Season 9 of The Blacklist, which will be the NBC drama’s first year without now-exited star Megan Boone, will open its October 21 premiere with a time jump that will pick up with Raymond Reddington (James Spader) two years after the death of Elizabeth Keen (Boone). Per NBC, "In the two years following the death of Elizabeth Keen, Raymond Reddington (James Spader) and the members of the FBI Task Force have disbanded, their lives now changed in unexpected ways and with Reddington’s whereabouts unknown. Finding themselves each at a crossroads, a common purpose compels them to renew their original mission: to take down dangerous, vicious and eccentric Blacklisters. In the process, they begin to uncover lethal adversaries, unimaginable conspiracies, and surprising betrayals that will threaten alliances and spur vengeance for the past, led by the most devious criminal of them all – Raymond Reddington."
Steve Coogan (Philomena) has been cast as Jimmy Savile in the BBC One drama, The Reckoning. Savile rose from working-class origins to become one of the biggest stars of British television, but faced rumors of misconduct during his career. After his death in 2011, the full extent of his crimes, which included sexually abusing hundreds of child victims, was revealed. The controversial TV project will be directed by Sandra Goldbacher (Ordeal by Innocence). The production team said they are working closely with people whose lives were impacted by Savile to ensure their stories are told with sensitivity and respect. The series will look into the way Savile used his celebrity and powerful connections to conceal his wrongdoings and to hide in plain sight.
PODCASTS/VIDEO/RADIO/AUDIO
It Was a Dark & Stormy Book Club welcomed Stephanie Kane, an attorney and author of legal thrillers.

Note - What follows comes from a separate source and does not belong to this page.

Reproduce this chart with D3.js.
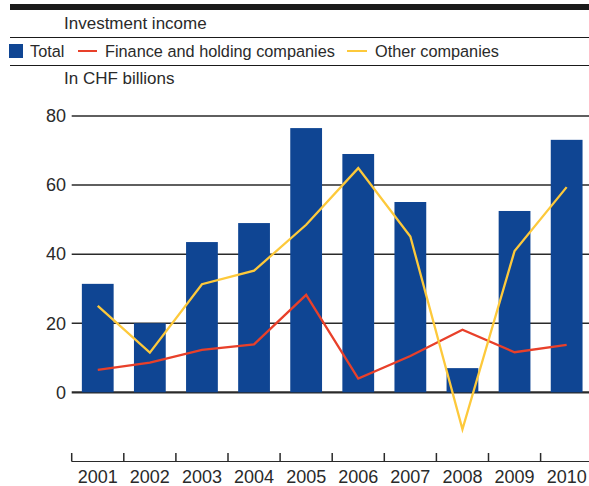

In 2020, she published Quiet Time, a mystery novel based on her own life as a witness to the murder of her future mother-in-law, a case that resulted in the killer being set free. In 2021, she published Cold Case Story, a true-crime account that ultimately led to a reopening of the case and prosecution of the perpetrator thirty years after the crime.
Thriller and horror author Dan Padavona was the latest guest on My Favorite Detective Stories, chatting about his Wolf Lake series, his Darkwater Cove series, and the Scarlett Bell series.
Read or Dead discussed books that will take you on "a twisty, turn-y journey."
On Wrong Place, Write Crime, Owen Mullen stopped by to discuss his new book, The Accused.
Meet the Thriller Author welcomed Scott Shepherd, a veteran writer/producer/show-runner of programs such as The Equalizer and Miami Vice, to talk about his debut crime novel, The Last Commandment.
On CrimeTime FM, Fiona Cummins (When I Was Ten) and David Fennell (The Art of Death) discussed why we’re so intrigued by serial killers, what makes a good thriller, and which fictional murderer they’d be most afraid to be stranded on a desert island with.
The Cozy Ink Podcast host, Leah Bailey, compiled a list of author interviews she's done with books that contain not only excellent culinary delights, but also the recipes to create them yourself.